Sydney Harbour 10km & 5km – flat and fast
by Gus Rutherford
A flat and fast course, the Sydney Harbour is a solid test heading into the City 2 Surf (C2S) and a great chance to PR.
On Sunday we struck it lucky with a cool, dry, sunny and still day which meant it was going to be fast.
The 5km attracts a smaller field, and with faster runners typically entering the 10km, it’s a great chance to get an ego boost and a PR.
While a flat 5km is really only going to be a speed tune up for the C2S, there is something to be said for logging a quick time and feeling good. It can be all mental right?
The fivers were finishing before the 10km start which was great to get a feel for the vibe and the course. From the look of things, plenty of Rejoovers nailed the shorter course.
I entered the 10km and the plan was to use it as a lead in race to the C2S.
I’d run the E.S Marks 5km time trial a couple of weeks before and a 10km seemed like a logical stepping stone. I also hadn’t run a 10km race so I thought it could be fun to bank a guaranteed PR.
The main focus of training has been increasing speed and my capability on the hills, so this was a chance to test the speed component. The aim was roughly between 38-39 minutes.
Hamish McMaster snuck me a preferred start and that definitely got me going fast off the gun. Up the front with some quick guys and gals, I went out too hard at 3:25/km for 1km and 3:35/km for another 1km after that.
“Bugger, might be going too fast….”
Slowing it down out of necessity, I got into a rhythm of around 3:45/km for the next 3km and began to see a steady flow of more sensible runners go past.
At the 5km, I felt thankful to be halfway and was pretty pleased to see a time of about 18:35.
But now the key was hanging in there. A 4:09 km heading up the only small hill on the course near Pyrmont Bridge let a bit of doubt creep in, though a downhill let me get my breath back and a 3:45 or so.
Typically though the Garmin will go haywire somewhere on a city course, and when the watch read 2:55 for the 8th km (my watch mixed up with Kipchoge’s?), it was going to be down to feel only for the last 2km.
So I just ran as best as I could with a 3:49 and 3:45 and started to pick up a few places, and plenty of encouragement from Reidy on the mic got me home.
My net time was 37:49 for 138/1617 overall, 125/1172 for the men’s and 54/454 for the 30-39 men’s.
Stoke level? Pretty good. It was faster than I had planned. The race plan/execution was a bit floored, but there was plenty of Rejoov encouragement out on the course to ensure I didn’t fully blow up.

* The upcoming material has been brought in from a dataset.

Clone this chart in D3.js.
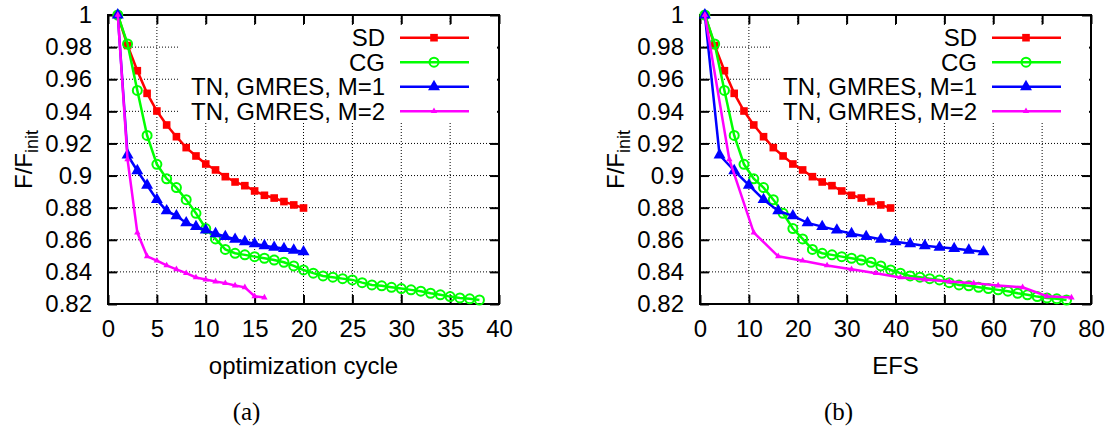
<!DOCTYPE html>
<html>
<head>
<meta charset="utf-8">
<script src="https://cdn.jsdelivr.net/npm/d3@7"></script>
<style>
  body { margin: 0; background: #fff; }
  svg { display: block; font-family: "Liberation Sans", Arial, sans-serif; }
</style>
</head>
<body>
<svg id="chart" width="1115" height="430"></svg>
<script>
// F/F_init, one entry per optimization cycle
const sdCycle = [1, 2, 3, 4, 5, 6, 7, 8, 9, 10, 11, 12, 13, 14, 15, 16, 17, 18, 19, 20];
const sdEfs = [1, 3, 5, 7, 9, 11, 13, 15, 17, 19, 21, 23, 25, 27, 29, 31, 33, 35, 37, 39];
const sdF = [1.0, 0.981, 0.9653, 0.9512, 0.9402, 0.9315, 0.9242, 0.9174, 0.9122, 0.9072,
  0.9035, 0.8993, 0.896, 0.8937, 0.8904, 0.8877, 0.886, 0.8838, 0.8817, 0.8798];

const cgCycle = [1, 2, 3, 4, 5, 6, 7, 8, 9, 10, 11, 12, 13, 14, 15, 16, 17, 18, 19, 20,
  21, 22, 23, 24, 25, 26, 27, 28, 29, 30, 31, 32, 33, 34, 35, 36, 37, 38];
const cgEfs = [1, 3, 5, 7, 9, 11, 13, 15, 17, 19, 21, 23, 25, 27, 29, 31, 33, 35, 37, 39,
  41, 43, 45, 47, 49, 51, 53, 55, 57, 59, 61, 63, 65, 67, 69, 71, 73, 75];
const cgF = [1.0, 0.982, 0.953, 0.925, 0.907, 0.898, 0.8925, 0.885, 0.8765, 0.867,
  0.8605, 0.854, 0.8516, 0.8506, 0.8495, 0.8485, 0.8474, 0.846, 0.8437, 0.8412,
  0.8392, 0.8375, 0.8367, 0.8358, 0.835, 0.8333, 0.8319, 0.8313, 0.8304, 0.8296,
  0.8288, 0.828, 0.8267, 0.8257, 0.8246, 0.8238, 0.8232, 0.8225];

const tn1Cycle = [1, 2, 3, 4, 5, 6, 7, 8, 9, 10, 11, 12, 13, 14, 15, 16, 17, 18, 19, 20];
const tn1Efs = [1, 4, 7, 10, 13, 16, 19, 22, 25, 28, 31, 34, 37, 40, 43, 46, 49, 52, 55, 58];
const tn1F = [1.0, 0.9128, 0.903, 0.894, 0.885, 0.878, 0.8749, 0.8705, 0.8682, 0.866,
  0.8638, 0.862, 0.8603, 0.8588, 0.8575, 0.8563, 0.8553, 0.8545, 0.8535, 0.8525];

const tn2Cycle = [1, 2, 3, 4, 5, 6, 7, 8, 9, 10, 11, 12, 13, 14, 15, 16];
const tn2Efs = [1, 6, 11, 16, 21, 26, 31, 36, 41, 46, 51, 56, 61, 66, 71, 76];
const tn2F = [1.0, 0.910, 0.8645, 0.8497, 0.847, 0.844, 0.8416, 0.8392, 0.8365, 0.8352,
  0.834, 0.833, 0.8315, 0.8304, 0.8248, 0.824];

const yTicks = [0.82, 0.84, 0.86, 0.88, 0.9, 0.92, 0.94, 0.96, 0.98, 1];
const xTicksCycle = [0, 5, 10, 15, 20, 25, 30, 35, 40];
const xTicksEfs = [0, 10, 20, 30, 40, 50, 60, 70, 80];

const series = [
  { name: 'SD', color: '#ff0000', marker: 'square', cycle: sdCycle, efs: sdEfs, f: sdF },
  { name: 'CG', color: '#00ff00', marker: 'circle', cycle: cgCycle, efs: cgEfs, f: cgF },
  { name: 'TN, GMRES, M=1', color: '#0000ff', marker: 'tri', cycle: tn1Cycle, efs: tn1Efs, f: tn1F },
  { name: 'TN, GMRES, M=2', color: '#ff00ff', marker: 'smalltri', cycle: tn2Cycle, efs: tn2Efs, f: tn2F }
];

const svg = d3.select('#chart');
const fmt = d3.format('~g');

function addMarker(sel, type, color) {
  if (type === 'circle') {
    sel.append('circle').attr('r', 4.5)
      .attr('fill', 'none').attr('stroke', color).attr('stroke-width', 2);
  } else {
    let sym = d3.symbol().type(d3.symbolSquare).size(58);
    if (type === 'tri') sym = d3.symbol().type(d3.symbolTriangle).size(62);
    if (type === 'smalltri') sym = d3.symbol().type(d3.symbolTriangle).size(18);
    sel.append('path').attr('d', sym()).attr('fill', color);
  }
}

function drawPanel(left, xMax, xTicks, xKey, xLabel, caption) {
  const top = 15, bottom = 304, right = left + 391;
  const x = d3.scaleLinear().domain([0, xMax]).range([left, right]);
  const y = d3.scaleLinear().domain([0.82, 1]).range([bottom, top]);
  const g = svg.append('g');

  // dotted grid
  g.selectAll('.gx').data(xTicks.slice(1, -1)).enter().append('line')
    .attr('x1', d => x(d)).attr('x2', d => x(d))
    .attr('y1', top).attr('y2', bottom);
  g.selectAll('.gy').data(yTicks.slice(1, -1)).enter().append('line')
    .attr('x1', left).attr('x2', right)
    .attr('y1', d => y(d)).attr('y2', d => y(d));
  g.selectAll('line').attr('stroke', '#000').attr('stroke-width', 1)
    .attr('stroke-dasharray', '1,2');

  // ticks on all four sides, pointing in
  const axes = [
    d3.axisBottom(x).tickValues(xTicks).tickFormat(fmt),
    d3.axisTop(x).tickValues(xTicks).tickFormat(''),
    d3.axisLeft(y).tickValues(yTicks).tickFormat(fmt),
    d3.axisRight(y).tickValues(yTicks).tickFormat('')
  ];
  const pos = [[0, bottom], [0, top], [left, 0], [right, 0]];
  axes.forEach((ax, i) => {
    const a = g.append('g').attr('transform', `translate(${pos[i][0]},${pos[i][1]})`)
      .call(ax.tickSize(-9).tickPadding(16));
    a.select('.domain').remove();
    a.selectAll('line').attr('stroke', '#000').attr('stroke-width', 2);
    a.selectAll('text').attr('font-size', 24).attr('fill', '#000')
      .attr('font-family', '"Liberation Sans", Arial, sans-serif');
  });

  // opaque key box
  g.append('rect').attr('x', right - 320).attr('y', top + 11)
    .attr('width', 318).attr('height', 122 - top - 11).attr('fill', '#fff');

  g.append('rect').attr('x', left).attr('y', top)
    .attr('width', right - left).attr('height', bottom - top)
    .attr('fill', 'none').attr('stroke', '#000').attr('stroke-width', 2);

  const line = d3.line().x(d => x(d[0])).y(d => y(d[1]));
  series.forEach((s, i) => {
    const pts = s[xKey].map((v, k) => [v, s.f[k]]);
    g.append('path').datum(pts).attr('d', line)
      .attr('fill', 'none').attr('stroke', s.color).attr('stroke-width', 2.5);
    const m = g.selectAll('.m' + i).data(pts).enter().append('g')
      .attr('transform', d => `translate(${x(d[0])},${y(d[1])})`);
    addMarker(m, s.marker, s.color);

    // key entry
    const ky = 37.7 + i * 24.5;
    g.append('text').attr('x', right - 114).attr('y', ky).attr('dy', '0.35em')
      .attr('text-anchor', 'end').attr('font-size', 24).text(s.name);
    g.append('line').attr('x1', right - 99).attr('x2', right - 30)
      .attr('y1', ky).attr('y2', ky)
      .attr('stroke', s.color).attr('stroke-width', 2.5);
    addMarker(g.append('g').attr('transform', `translate(${right - 65},${ky})`), s.marker, s.color);
  });

  const cx = (left + right) / 2;
  g.append('text').attr('x', cx).attr('y', 374).attr('text-anchor', 'middle')
    .attr('font-size', 24).text(xLabel);

  const yl = g.append('text').attr('transform', `translate(${left - 76},${(top + bottom) / 2}) rotate(-90)`)
    .attr('text-anchor', 'middle').attr('font-size', 24);
  yl.append('tspan').text('F/F');
  yl.append('tspan').attr('dy', 6).attr('font-size', 18).text('init');

  g.append('text').attr('x', cx - 57).attr('y', 420).attr('text-anchor', 'middle')
    .attr('font-family', '"Liberation Serif", "Times New Roman", serif')
    .attr('font-size', 25).text(caption);
}

drawPanel(108, 40, xTicksCycle, 'cycle', 'optimization cycle', '(a)');
drawPanel(700, 80, xTicksEfs, 'efs', 'EFS', '(b)');
</script>
</body>
</html>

If I look back to 12 months ago, I’m definitely better placed for C2S. Keeping up a better aerobic base with a few more, slower km’s has really helped, and focusing more on speed and hills at Rejoov has meant that my times and climbing ability have improved. Pushing harder on intervals and not being “scared” of inclines seems to be the key.

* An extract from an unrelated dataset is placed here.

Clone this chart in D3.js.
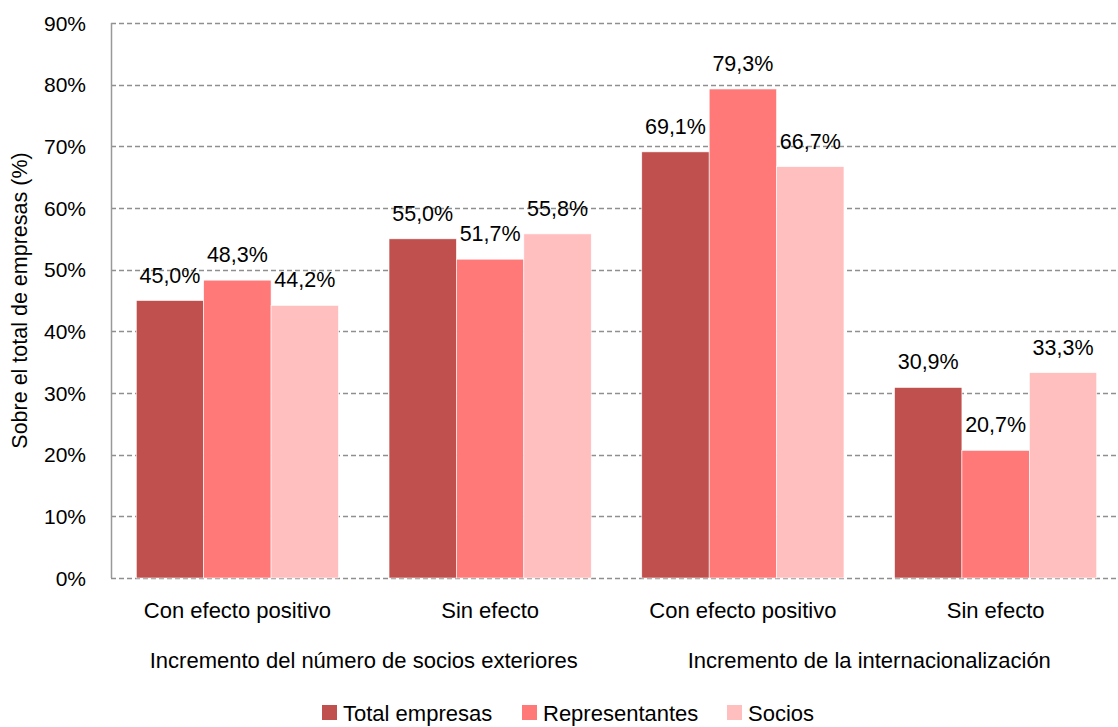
<!DOCTYPE html>
<html>
<head>
<meta charset="utf-8">
<script src="https://cdn.jsdelivr.net/npm/d3@7"></script>
<style>
  body { margin: 0; background: #fff; }
  svg text { font-family: "Liberation Sans", Arial, sans-serif; fill: #000; }
</style>
</head>
<body>
<div id="chart-area"></div>
<script>
const categories = ["c1", "c2", "c3", "c4"];
const categoryLabels = ["Con efecto positivo", "Sin efecto", "Con efecto positivo", "Sin efecto"];
const groupLabels = ["Incremento del número de socios exteriores", "Incremento de la internacionalización"];
const seriesNames = ["Total empresas", "Representantes", "Socios"];
const totalEmpresas = [45.0, 55.0, 69.1, 30.9];
const representantes = [48.3, 51.7, 79.3, 20.7];
const socios = [44.2, 55.8, 66.7, 33.3];
const yTicks = [0, 10, 20, 30, 40, 50, 60, 70, 80, 90];
const seriesColors = ["#C0504D", "#FF7979", "#FFBFBF"];

const seriesValues = [totalEmpresas, representantes, socios];

const chartSize = { width: 1118, height: 727 };
const margin = { left: 111, right: -4, top: 23, bottom: 149 };
const width = chartSize.width - margin.left - margin.right;
const height = chartSize.height - margin.top - margin.bottom;

const svg = d3
  .select("#chart-area")
  .append("svg")
  .attr("width", chartSize.width)
  .attr("height", chartSize.height);

const g = svg.append("g").attr("transform", `translate(${margin.left},${margin.top})`);

const y = d3.scaleLinear().domain([0, 90]).range([height, 0]);

const x = d3
  .scaleBand()
  .domain(categories)
  .range([0, width])
  .paddingInner(0.2)
  .paddingOuter(0.1);

const xs = d3
  .scaleBand()
  .domain(seriesNames)
  .range([0, x.bandwidth()]);

// grid
g.append("g")
  .selectAll("line")
  .data(yTicks)
  .enter()
  .append("line")
  .attr("x1", 0)
  .attr("x2", width)
  .attr("y1", d => Math.round(y(d)) + 0.5)
  .attr("y2", d => Math.round(y(d)) + 0.5)
  .attr("stroke", "#8f8f8f")
  .attr("stroke-width", 1.4)
  .attr("stroke-dasharray", "5,3");

g.append("line")
  .attr("x1", 0.5)
  .attr("x2", 0.5)
  .attr("y1", y(90))
  .attr("y2", y(0))
  .attr("stroke", "#999")
  .attr("stroke-width", 1.5);

// y tick labels
g.append("g")
  .selectAll("text")
  .data(yTicks)
  .enter()
  .append("text")
  .attr("x", -25)
  .attr("y", d => y(d))
  .attr("dy", "0.36em")
  .attr("text-anchor", "end")
  .style("font-size", "21px")
  .text(d => d + "%");

g.append("text")
  .attr("transform", "rotate(-90)")
  .attr("x", -y(45))
  .attr("y", -84)
  .attr("text-anchor", "middle")
  .style("font-size", "21.5px")
  .text("Sobre el total de empresas (%)");

// bars
const bars = [];
categories.forEach((c, i) => {
  seriesNames.forEach((s, j) => {
    bars.push({ cat: c, series: s, value: seriesValues[j][i], color: seriesColors[j] });
  });
});

g.append("g")
  .selectAll("rect")
  .data(bars)
  .enter()
  .append("rect")
  .attr("x", d => x(d.cat) + xs(d.series))
  .attr("y", d => y(d.value))
  .attr("width", xs.bandwidth())
  .attr("height", d => y(0) - y(d.value))
  .attr("fill", d => d.color)
  .attr("stroke", "#fff")
  .attr("stroke-width", 0.6);

g.append("g")
  .selectAll("text")
  .data(bars)
  .enter()
  .append("text")
  .attr("x", d => x(d.cat) + xs(d.series) + xs.bandwidth() / 2)
  .attr("y", d => y(d.value) - 18)
  .attr("text-anchor", "middle")
  .style("font-size", "21.5px")
  .text(d => d.value.toFixed(1).replace(".", ",") + "%");

// category labels
g.append("g")
  .selectAll("text")
  .data(categories)
  .enter()
  .append("text")
  .attr("x", d => x(d) + x.bandwidth() / 2)
  .attr("y", height + 40)
  .attr("text-anchor", "middle")
  .style("font-size", "22px")
  .text((d, i) => categoryLabels[i]);

g.append("g")
  .selectAll("text")
  .data(groupLabels)
  .enter()
  .append("text")
  .attr("x", (d, i) => (x(categories[i * 2]) + x(categories[i * 2 + 1]) + x.bandwidth()) / 2)
  .attr("y", height + 90)
  .attr("text-anchor", "middle")
  .style("font-size", "22px")
  .text(d => d);

// legend
const legendX = [322, 522, 727];
const legend = svg
  .append("g")
  .selectAll("g")
  .data(seriesNames)
  .enter()
  .append("g")
  .attr("transform", (d, i) => `translate(${legendX[i]},705)`);

legend
  .append("rect")
  .attr("width", 15)
  .attr("height", 15)
  .attr("fill", (d, i) => seriesColors[i]);

legend
  .append("text")
  .attr("x", 21)
  .attr("y", 8)
  .attr("dy", "0.36em")
  .style("font-size", "22px")
  .text(d => d);
</script>
</body>
</html>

Back to the Sydney Harbour though, it is a great course and vibe, and with the right weather, a great opportunity for a PR. Well done to all Rejoovers on the day – there were stacks of PR’s and solid runs, and as always, great team spirit. [Full results via this link: https://rejoovrunners.com.au/blog/2018/4/16/2018-running-festival-results ]
A specific shout out to my good mate Hamish McMaster who smashed out just over 33min (Hamish couldn’t even run XC at school due to buggered hips, so yes I guess I used to beat him), Chris Strom and Johnny McCormack for some in race encouragement and post-race analysis, Jamie Broom who got me by a few seconds, Sam Cornell for a big cheer near the finish and coach Gee obviously.
A few other things about the Sydney Harbour 5 & 10km:
· With only a couple of thousand participants, you can avoid the stressful hustle of a bigger event – great for toilets
· It’s easy to get to – the race hub is located at the Overseas Passenger Terminal in Circular Quay
· It’s logistically easy. The start and finish are at the same location, meaning there’s little hassle managing your kit. We just stashed some gear on the wharf
· You can do your warm-up/strides on the Quay then quickly make your way up to the start.